** Task goal **
Pick out each line in these entries that contains the string "with".

** Task material **
____

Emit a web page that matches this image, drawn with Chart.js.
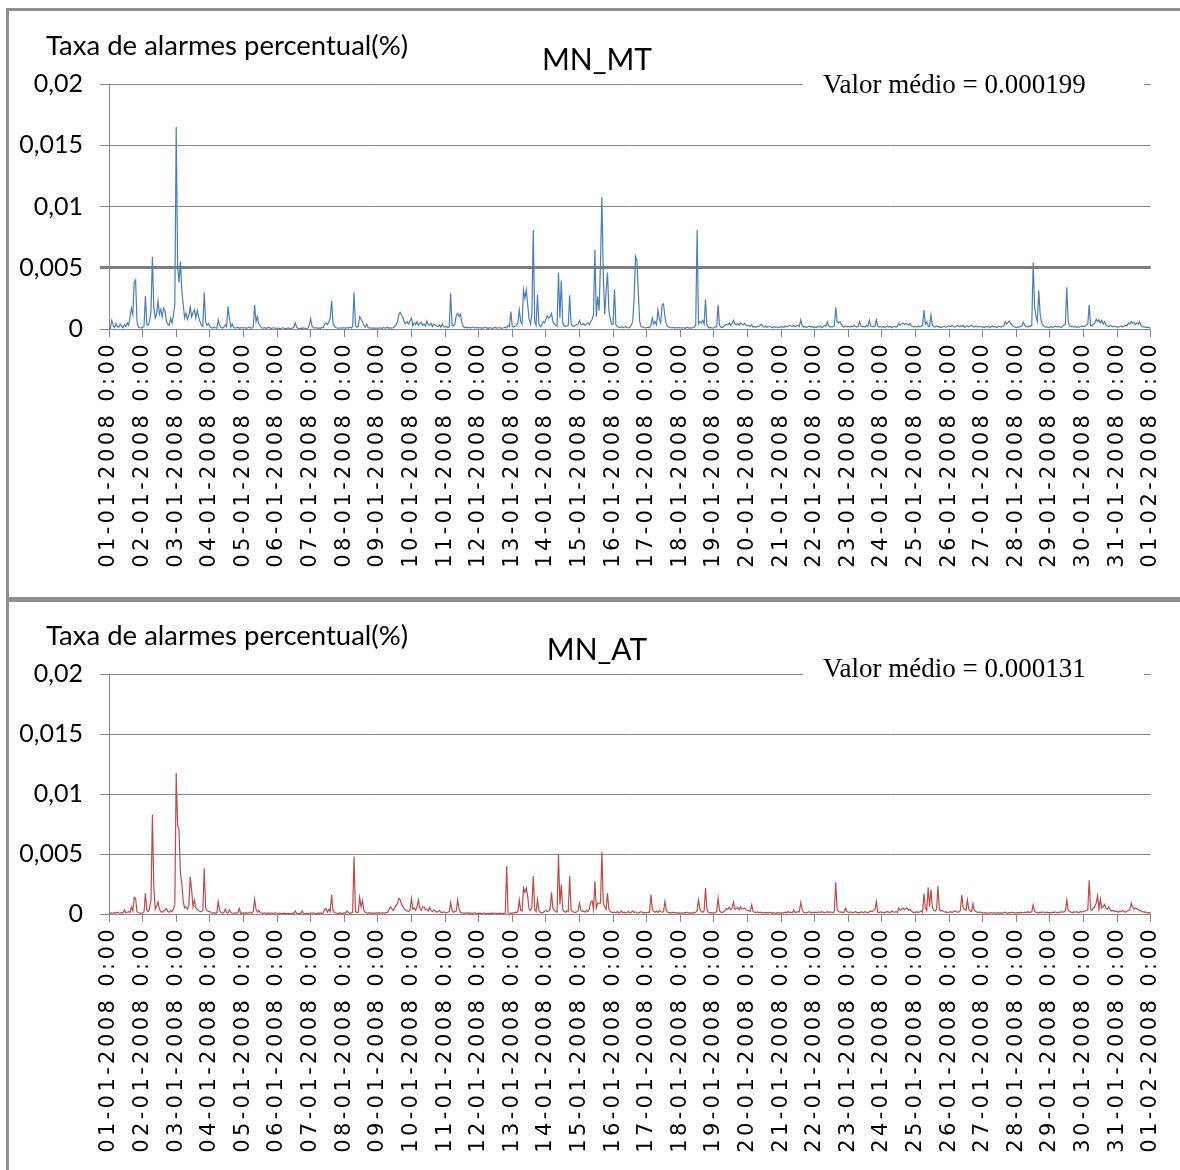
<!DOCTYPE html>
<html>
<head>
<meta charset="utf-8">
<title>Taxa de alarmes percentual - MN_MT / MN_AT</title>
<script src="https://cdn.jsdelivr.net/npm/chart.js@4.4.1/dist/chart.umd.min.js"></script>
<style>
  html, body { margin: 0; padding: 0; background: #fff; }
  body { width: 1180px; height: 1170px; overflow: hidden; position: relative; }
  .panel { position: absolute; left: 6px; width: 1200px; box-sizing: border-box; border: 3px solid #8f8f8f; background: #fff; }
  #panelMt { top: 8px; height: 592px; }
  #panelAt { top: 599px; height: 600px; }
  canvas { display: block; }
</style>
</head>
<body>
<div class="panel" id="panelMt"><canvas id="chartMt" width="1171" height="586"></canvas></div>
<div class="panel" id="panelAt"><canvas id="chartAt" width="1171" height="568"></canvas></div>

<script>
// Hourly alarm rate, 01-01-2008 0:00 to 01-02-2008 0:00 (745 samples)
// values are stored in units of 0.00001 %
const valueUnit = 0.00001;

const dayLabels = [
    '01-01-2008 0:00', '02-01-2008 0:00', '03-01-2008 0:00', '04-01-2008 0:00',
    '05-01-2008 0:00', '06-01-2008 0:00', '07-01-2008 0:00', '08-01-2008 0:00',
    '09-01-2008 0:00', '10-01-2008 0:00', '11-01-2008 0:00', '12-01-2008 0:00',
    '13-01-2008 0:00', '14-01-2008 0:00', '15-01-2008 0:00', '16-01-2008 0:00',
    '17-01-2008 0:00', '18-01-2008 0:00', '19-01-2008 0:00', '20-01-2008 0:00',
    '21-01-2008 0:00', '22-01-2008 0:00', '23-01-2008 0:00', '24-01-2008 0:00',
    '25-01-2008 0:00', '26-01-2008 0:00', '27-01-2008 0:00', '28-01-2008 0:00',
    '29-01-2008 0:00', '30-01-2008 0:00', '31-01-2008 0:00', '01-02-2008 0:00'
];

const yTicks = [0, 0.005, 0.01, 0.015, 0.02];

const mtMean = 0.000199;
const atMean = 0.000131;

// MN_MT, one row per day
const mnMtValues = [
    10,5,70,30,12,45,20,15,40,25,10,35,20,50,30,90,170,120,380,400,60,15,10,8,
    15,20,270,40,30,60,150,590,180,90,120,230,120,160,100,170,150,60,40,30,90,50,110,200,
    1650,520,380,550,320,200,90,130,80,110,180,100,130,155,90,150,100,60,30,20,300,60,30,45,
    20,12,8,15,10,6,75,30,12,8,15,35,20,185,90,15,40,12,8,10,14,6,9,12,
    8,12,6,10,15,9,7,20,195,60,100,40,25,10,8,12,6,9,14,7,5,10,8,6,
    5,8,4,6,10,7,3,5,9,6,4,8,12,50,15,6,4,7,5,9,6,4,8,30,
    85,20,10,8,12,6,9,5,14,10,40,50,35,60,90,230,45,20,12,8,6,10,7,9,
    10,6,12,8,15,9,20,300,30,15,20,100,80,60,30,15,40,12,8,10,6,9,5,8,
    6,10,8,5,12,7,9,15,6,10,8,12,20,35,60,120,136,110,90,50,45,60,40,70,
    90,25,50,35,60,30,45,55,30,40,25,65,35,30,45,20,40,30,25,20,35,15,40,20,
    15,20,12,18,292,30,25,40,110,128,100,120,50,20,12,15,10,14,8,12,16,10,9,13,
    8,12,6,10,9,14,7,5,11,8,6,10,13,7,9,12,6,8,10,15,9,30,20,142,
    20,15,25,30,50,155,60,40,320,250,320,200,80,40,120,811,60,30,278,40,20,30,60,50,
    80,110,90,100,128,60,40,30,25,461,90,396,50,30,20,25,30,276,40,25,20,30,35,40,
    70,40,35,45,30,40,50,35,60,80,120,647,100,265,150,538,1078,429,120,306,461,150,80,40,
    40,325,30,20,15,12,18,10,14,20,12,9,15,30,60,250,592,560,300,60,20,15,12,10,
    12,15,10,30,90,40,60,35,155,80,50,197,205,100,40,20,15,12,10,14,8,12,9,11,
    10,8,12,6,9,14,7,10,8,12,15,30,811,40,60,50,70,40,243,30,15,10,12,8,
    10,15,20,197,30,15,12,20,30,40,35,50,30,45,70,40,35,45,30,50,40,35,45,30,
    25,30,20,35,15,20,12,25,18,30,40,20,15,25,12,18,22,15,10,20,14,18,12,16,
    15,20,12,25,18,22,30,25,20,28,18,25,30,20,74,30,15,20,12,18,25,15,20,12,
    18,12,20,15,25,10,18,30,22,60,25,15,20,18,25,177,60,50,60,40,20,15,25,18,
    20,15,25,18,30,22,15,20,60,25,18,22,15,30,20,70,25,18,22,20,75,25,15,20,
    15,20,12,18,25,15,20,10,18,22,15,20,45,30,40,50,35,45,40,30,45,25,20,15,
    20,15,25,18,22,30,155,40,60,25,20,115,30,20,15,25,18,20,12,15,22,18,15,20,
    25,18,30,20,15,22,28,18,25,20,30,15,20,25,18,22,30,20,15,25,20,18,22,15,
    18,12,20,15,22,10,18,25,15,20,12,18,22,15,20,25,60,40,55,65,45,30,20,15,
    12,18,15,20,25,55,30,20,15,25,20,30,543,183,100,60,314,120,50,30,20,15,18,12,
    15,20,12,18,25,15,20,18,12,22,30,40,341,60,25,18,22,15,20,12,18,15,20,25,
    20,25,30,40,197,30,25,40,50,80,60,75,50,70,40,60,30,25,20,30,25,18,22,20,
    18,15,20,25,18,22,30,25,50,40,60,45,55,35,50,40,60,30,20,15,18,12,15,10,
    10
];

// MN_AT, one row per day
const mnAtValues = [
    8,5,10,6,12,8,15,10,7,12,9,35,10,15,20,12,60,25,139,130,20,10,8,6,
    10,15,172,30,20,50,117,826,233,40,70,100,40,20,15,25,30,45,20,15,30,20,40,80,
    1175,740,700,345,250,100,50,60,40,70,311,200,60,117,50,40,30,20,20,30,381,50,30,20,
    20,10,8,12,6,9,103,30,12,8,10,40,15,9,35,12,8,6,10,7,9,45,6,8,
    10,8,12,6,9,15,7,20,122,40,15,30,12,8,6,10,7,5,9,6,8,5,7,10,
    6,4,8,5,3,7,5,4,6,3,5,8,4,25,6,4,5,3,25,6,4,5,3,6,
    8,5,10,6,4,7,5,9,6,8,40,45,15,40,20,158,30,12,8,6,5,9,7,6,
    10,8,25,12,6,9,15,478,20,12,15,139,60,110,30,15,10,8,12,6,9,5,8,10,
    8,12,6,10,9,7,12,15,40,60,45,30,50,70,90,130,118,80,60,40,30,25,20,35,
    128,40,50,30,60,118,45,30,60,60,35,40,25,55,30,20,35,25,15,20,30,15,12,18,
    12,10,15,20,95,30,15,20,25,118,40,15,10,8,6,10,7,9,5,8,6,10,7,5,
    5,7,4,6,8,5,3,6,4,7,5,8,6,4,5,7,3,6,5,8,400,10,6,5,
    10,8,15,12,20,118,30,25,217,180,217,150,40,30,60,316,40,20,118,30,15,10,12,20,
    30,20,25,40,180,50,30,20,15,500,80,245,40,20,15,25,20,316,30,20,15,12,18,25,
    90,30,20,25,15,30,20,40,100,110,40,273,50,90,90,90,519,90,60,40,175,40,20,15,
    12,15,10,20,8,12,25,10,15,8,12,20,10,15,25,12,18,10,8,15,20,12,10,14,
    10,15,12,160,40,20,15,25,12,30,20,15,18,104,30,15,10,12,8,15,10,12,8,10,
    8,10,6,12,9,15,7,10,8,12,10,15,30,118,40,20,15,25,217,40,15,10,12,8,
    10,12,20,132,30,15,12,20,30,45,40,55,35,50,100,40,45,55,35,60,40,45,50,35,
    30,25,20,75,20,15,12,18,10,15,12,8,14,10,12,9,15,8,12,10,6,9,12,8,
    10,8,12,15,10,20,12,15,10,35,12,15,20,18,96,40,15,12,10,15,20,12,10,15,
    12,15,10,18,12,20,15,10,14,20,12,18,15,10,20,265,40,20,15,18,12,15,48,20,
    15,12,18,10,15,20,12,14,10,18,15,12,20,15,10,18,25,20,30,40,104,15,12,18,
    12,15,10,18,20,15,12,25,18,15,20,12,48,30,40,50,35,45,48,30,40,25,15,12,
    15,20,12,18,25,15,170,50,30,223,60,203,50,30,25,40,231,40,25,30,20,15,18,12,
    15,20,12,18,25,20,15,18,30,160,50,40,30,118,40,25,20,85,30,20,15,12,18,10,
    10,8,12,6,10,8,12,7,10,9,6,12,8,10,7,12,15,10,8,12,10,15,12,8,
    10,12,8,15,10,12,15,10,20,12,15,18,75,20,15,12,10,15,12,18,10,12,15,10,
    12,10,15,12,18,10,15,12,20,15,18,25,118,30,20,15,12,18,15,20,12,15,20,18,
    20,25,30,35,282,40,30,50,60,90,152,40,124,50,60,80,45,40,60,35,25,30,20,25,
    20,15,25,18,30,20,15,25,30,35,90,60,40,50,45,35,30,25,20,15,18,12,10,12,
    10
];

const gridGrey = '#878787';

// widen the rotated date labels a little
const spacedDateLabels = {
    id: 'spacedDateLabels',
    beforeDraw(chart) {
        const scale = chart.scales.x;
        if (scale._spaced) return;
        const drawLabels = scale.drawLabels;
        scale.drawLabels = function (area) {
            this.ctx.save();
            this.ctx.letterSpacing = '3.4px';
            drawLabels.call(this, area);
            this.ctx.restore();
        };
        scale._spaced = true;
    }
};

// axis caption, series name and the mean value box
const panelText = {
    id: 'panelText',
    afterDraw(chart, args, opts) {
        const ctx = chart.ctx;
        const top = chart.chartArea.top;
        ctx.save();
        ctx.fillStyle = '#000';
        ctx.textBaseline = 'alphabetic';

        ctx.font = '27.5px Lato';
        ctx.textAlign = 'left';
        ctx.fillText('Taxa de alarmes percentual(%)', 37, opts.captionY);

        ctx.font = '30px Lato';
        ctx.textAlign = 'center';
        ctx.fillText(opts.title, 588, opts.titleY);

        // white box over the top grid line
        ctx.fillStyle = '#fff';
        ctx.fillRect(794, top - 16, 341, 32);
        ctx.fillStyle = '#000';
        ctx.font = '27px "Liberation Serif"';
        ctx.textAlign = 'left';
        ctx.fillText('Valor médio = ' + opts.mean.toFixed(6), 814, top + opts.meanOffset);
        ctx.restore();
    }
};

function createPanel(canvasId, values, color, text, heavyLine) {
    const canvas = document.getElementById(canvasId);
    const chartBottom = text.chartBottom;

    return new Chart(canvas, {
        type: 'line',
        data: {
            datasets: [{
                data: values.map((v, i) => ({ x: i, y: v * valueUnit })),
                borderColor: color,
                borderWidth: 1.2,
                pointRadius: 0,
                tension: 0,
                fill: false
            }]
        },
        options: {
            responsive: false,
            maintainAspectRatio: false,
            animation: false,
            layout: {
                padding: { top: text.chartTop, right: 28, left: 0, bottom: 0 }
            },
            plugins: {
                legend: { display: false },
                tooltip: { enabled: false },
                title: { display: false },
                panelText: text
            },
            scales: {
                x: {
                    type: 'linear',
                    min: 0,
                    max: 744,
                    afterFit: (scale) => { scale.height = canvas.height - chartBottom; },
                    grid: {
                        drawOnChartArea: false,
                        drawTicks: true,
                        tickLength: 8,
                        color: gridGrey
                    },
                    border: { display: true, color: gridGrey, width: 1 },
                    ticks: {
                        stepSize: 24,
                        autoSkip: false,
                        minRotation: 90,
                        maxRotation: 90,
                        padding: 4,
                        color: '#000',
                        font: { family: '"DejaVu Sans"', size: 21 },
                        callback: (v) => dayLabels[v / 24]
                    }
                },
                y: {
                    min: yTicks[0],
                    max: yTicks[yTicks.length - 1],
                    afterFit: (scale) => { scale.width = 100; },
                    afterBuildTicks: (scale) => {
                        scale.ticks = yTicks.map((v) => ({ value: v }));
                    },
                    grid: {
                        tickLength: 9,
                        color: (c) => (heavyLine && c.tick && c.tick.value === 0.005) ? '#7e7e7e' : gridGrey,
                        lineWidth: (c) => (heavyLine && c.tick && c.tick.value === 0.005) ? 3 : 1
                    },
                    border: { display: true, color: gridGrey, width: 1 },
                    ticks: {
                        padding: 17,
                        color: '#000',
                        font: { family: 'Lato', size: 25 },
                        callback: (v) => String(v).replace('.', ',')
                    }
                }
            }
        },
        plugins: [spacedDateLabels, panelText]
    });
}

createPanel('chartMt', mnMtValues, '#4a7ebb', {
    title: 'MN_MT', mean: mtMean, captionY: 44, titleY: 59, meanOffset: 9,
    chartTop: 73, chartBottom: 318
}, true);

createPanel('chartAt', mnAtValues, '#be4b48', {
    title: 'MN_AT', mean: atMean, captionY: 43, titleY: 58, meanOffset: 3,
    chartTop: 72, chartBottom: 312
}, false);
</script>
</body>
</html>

____

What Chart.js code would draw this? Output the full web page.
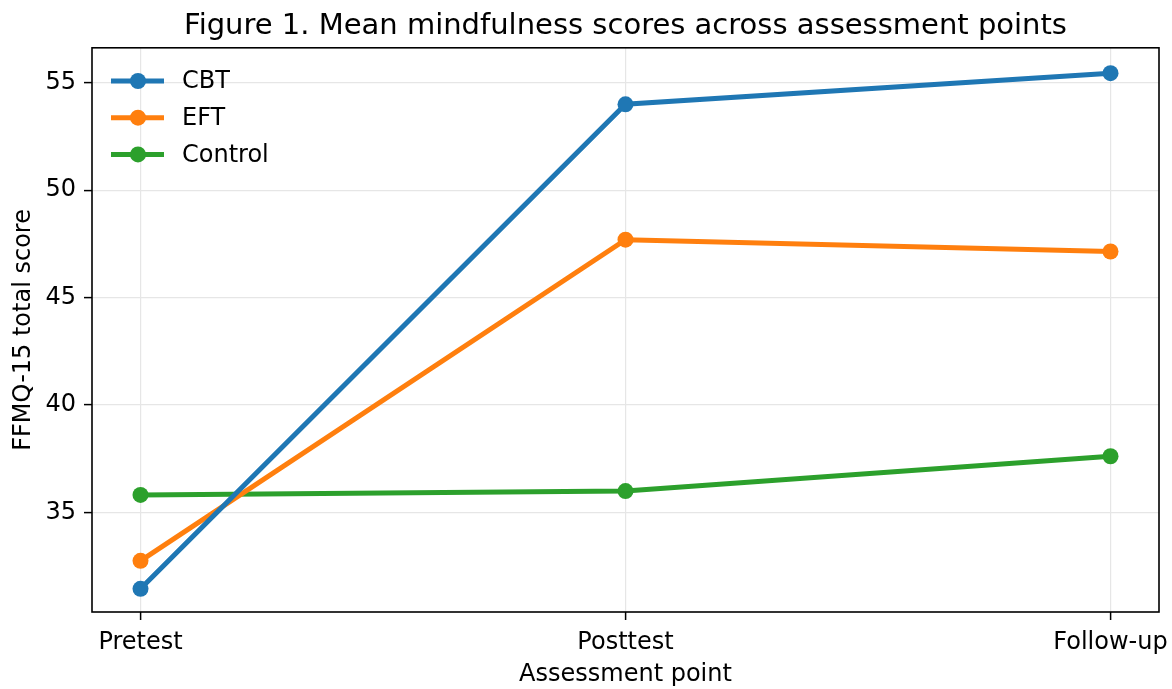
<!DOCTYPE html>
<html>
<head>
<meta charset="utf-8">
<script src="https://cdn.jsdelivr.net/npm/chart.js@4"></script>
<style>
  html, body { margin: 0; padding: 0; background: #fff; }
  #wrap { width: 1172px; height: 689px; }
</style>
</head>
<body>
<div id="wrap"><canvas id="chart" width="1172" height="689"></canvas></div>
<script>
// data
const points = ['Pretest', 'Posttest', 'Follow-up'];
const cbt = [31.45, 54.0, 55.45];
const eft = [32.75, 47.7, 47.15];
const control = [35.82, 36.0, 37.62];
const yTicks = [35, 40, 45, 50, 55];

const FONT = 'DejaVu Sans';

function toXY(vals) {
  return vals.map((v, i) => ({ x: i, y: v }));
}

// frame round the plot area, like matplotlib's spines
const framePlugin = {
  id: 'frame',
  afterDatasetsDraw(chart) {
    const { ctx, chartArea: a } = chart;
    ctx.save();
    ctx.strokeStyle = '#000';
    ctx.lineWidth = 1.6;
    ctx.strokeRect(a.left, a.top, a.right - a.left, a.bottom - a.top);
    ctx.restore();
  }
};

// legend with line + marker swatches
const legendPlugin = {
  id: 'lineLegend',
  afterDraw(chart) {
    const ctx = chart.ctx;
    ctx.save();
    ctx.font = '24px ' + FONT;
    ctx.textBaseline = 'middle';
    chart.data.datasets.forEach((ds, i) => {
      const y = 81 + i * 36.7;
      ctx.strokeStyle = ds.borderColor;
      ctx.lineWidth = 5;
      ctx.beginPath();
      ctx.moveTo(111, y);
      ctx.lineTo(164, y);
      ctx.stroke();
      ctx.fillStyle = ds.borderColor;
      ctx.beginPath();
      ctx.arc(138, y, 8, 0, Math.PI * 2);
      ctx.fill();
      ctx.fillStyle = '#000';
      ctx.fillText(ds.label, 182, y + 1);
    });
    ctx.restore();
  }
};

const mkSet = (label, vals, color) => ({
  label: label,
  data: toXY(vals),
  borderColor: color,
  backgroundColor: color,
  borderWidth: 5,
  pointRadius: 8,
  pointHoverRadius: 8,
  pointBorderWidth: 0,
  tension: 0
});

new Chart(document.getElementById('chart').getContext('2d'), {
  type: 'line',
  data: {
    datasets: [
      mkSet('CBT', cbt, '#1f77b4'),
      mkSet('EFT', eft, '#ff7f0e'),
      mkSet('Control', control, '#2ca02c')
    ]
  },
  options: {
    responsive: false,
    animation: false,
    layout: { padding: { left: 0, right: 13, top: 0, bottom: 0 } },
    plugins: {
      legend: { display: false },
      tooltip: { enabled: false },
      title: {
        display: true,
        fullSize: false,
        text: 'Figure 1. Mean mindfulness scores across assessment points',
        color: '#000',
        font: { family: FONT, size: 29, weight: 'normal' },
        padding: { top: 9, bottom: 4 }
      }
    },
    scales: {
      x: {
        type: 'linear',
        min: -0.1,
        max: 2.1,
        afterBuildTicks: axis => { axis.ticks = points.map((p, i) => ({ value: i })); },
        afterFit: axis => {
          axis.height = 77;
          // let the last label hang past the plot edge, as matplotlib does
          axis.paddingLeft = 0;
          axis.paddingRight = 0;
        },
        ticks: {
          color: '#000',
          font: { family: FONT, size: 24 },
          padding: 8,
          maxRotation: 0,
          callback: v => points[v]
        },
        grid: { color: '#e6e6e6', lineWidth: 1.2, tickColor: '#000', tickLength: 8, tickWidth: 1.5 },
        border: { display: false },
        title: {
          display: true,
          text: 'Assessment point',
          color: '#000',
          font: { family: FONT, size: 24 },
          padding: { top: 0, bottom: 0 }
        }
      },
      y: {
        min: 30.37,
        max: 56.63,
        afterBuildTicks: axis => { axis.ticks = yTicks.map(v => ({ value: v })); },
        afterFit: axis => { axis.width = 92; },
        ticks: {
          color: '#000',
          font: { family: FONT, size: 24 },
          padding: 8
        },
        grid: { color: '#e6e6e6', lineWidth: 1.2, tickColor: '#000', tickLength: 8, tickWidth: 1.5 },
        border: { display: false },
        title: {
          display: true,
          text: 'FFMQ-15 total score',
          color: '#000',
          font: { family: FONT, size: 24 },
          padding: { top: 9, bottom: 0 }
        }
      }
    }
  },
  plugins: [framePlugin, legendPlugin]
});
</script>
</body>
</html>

____

** Response **
Emit a web page that matches this image, drawn with Chart.js.
// legend with line + marker swatches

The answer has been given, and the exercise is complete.